If New Zealand could substantially plant new forest, and it could benefit from extensive availability of new technologies, it may be possible for the country to achieve domestic net zero emissions by 2050, they said.
"Although afforestation will likely be an important element of any strategy to move to a net zero emissions trajectory in the period to 2050, in the second half of the century alternative strategies will be needed."
The authors made a raft of recommendations, including that the Government develop a trajectory for emissions price policy values, to apply to all government assessments and analyses, that were consistent with what is required to deliver the objectives of the Paris Agreement.
"This would imply significantly higher values than seen in the New Zealand Emissions Trading System today."
Green MP Kennedy Graham, chairman of GLOBE-NZ - the national cross-party chapter of parliamentarians climate change effort GLOBE-International - was pleased with the report.
"It has produced what we as a cross-party group were looking for - an independent and insightful analysis of New Zealand's mitigation potential, which we can share and use to debate the merits of the various options open to us," he said.
"It gives an unprecedented opportunity for us to move forward with national climate policy, complemented with practical action by the private sector and local communities.
It should enable us move towards the ambition level required of us in the Paris Agreement.

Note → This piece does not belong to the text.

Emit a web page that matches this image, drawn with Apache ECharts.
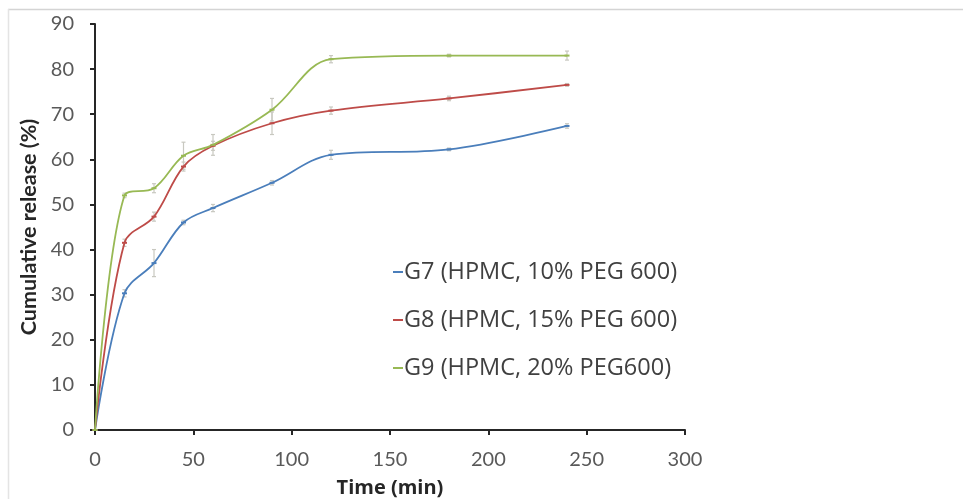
<!DOCTYPE html>
<html>
<head>
<meta charset="utf-8">
<script src="https://cdn.jsdelivr.net/npm/echarts@6/dist/echarts.min.js"></script>
<style>
html, body { margin: 0; padding: 0; background: #fff; }
#chart { width: 963px; height: 499px; }
</style>
</head>
<body>
<div id="chart"></div>
<script>
// sampling times (min)
var times = [0, 15, 30, 45, 60, 90, 120, 180, 240];
// cumulative release (%)
var g7 = [0, 30.3, 37, 46, 49.2, 54.8, 61, 62.2, 67.4];
var g8 = [0, 41.5, 47.3, 58.4, 63, 68, 70.8, 73.5, 76.5];
var g9 = [0, 52, 53.6, 60.8, 63.2, 71, 82.2, 83, 83];
// error bars (+/-)
var g7Err = [0, 0.8, 3, 0.5, 0.8, 0.5, 1, 0.3, 0.5];
var g8Err = [0, 0.8, 1, 1, 1, 2.5, 0.8, 0.5, 0.3];
var g9Err = [0, 0.5, 1, 3, 2.3, 2.5, 0.8, 0.3, 1];
var names = ['G7 (HPMC, 10% PEG 600)', 'G8 (HPMC, 15% PEG 600)', 'G9 (HPMC, 20% PEG600)'];
var colors = ['#4a7ebb', '#be4b48', '#98b954'];

var chart = echarts.init(document.getElementById('chart'));

function pairs(vals) {
    var out = [];
    for (var i = 0; i < times.length; i++) out.push([times[i], vals[i]]);
    return out;
}

function errData(vals, errs) {
    var out = [];
    for (var i = 0; i < times.length; i++) {
        if (errs[i] > 0) out.push([times[i], vals[i] - errs[i], vals[i] + errs[i]]);
    }
    return out;
}

function errRender(params, api) {
    var lo = api.coord([api.value(0), api.value(1)]);
    var hi = api.coord([api.value(0), api.value(2)]);
    var w = 2;
    var st = { stroke: '#c8c8c0', lineWidth: 1.2 };
    return {
        type: 'group',
        children: [
            { type: 'line', shape: { x1: lo[0], y1: lo[1], x2: hi[0], y2: hi[1] }, style: st },
            { type: 'line', shape: { x1: lo[0] - w, y1: lo[1], x2: lo[0] + w, y2: lo[1] }, style: st },
            { type: 'line', shape: { x1: hi[0] - w, y1: hi[1], x2: hi[0] + w, y2: hi[1] }, style: st }
        ]
    };
}

var all = [g7, g8, g9];
var errs = [g7Err, g8Err, g9Err];
var series = [];
for (var k = 0; k < 3; k++) {
    series.push({
        type: 'custom',
        renderItem: errRender,
        data: errData(all[k], errs[k]),
        encode: { x: 0, y: [1, 2] },
        z: 1,
        silent: true
    });
}
for (var k = 0; k < 3; k++) {
    series.push({
        name: names[k],
        type: 'line',
        data: pairs(all[k]),
        smooth: 0.35,
        symbol: 'rect',
        symbolSize: [5, 2],
        itemStyle: { color: colors[k] },
        lineStyle: { color: colors[k], width: 1.8 },
        z: 3
    });
}

var axisLabelStyle = { color: '#595959', fontSize: 20, fontFamily: 'Lato' };

chart.setOption({
    animation: false,
    textStyle: { fontFamily: 'Lato' },
    grid: { left: 95, right: 278, top: 24, bottom: 69, outerBoundsMode: 'none' },
    legend: {
        data: names,
        orient: 'vertical',
        left: 388,
        top: 255,
        itemGap: 24,
        itemWidth: 10,
        itemHeight: 2,
        icon: 'rect',
        textStyle: { color: '#404040', fontSize: 23.5, fontFamily: 'Open Sans', padding: [0, 0, 0, -4] }
    },
    xAxis: {
        type: 'value',
        min: 0,
        max: 300,
        interval: 50,
        name: 'Time (min)',
        nameLocation: 'middle',
        nameGap: 48,
        nameTextStyle: { color: '#262626', fontSize: 20, fontWeight: 'bold', fontFamily: 'Open Sans' },
        axisLine: { lineStyle: { color: '#262626', width: 2 } },
        axisTick: { show: true, length: 5, lineStyle: { color: '#262626', width: 2 } },
        axisLabel: Object.assign({ margin: 20 }, axisLabelStyle),
        splitLine: { show: false }
    },
    yAxis: {
        type: 'value',
        min: 0,
        max: 90,
        interval: 10,
        name: 'Cumulative release (%)',
        nameLocation: 'middle',
        nameGap: 51,
        nameTextStyle: { color: '#262626', fontSize: 21.5, fontWeight: 'bold', fontFamily: 'Lato' },
        axisLine: { show: true, lineStyle: { color: '#262626', width: 2 } },
        axisTick: { show: true, length: 5, lineStyle: { color: '#262626', width: 2 } },
        axisLabel: Object.assign({ margin: 21 }, axisLabelStyle),
        splitLine: { show: false }
    },
    graphic: [
        { type: 'line', shape: { x1: 8, y1: 9.5, x2: 963, y2: 9.5 }, style: { stroke: '#d4d4d4', lineWidth: 1.5 } },
        { type: 'line', shape: { x1: 8.5, y1: 9, x2: 8.5, y2: 499 }, style: { stroke: '#e4e4e4', lineWidth: 1.5 } }
    ],
    series: series
});
</script>
</body>
</html>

"Our children and grandchildren deserve no less. We parliamentarians have to deliver."
Parliament would schedule a debate on the report as soon as can be agreed by its business committee.
New Zealand and climate change
• Under present projections, the sea level around New Zealand is expected to rise between 50cm and 100cm this century, while temperatures could also increase by several degrees by 2100.
• Climate change would bring more floods (about two-thirds of Kiwis live in areas prone to flooding); make our freshwater problems worse and put more pressure on rivers and lakes; acidify our oceans; put even more species at risk and bring problems from the rest of the world.
• Climate change is also expected to result in more large storms compounding the effects of sea level rise.
• New Zealand, which reported a 23 per cent increase in greenhouse gas emissions between 1990 and 2014, has pledged to slash its greenhouse gas emissions by 30 per cent from 2005 levels and 11 per cent from 1990 levels by 2030.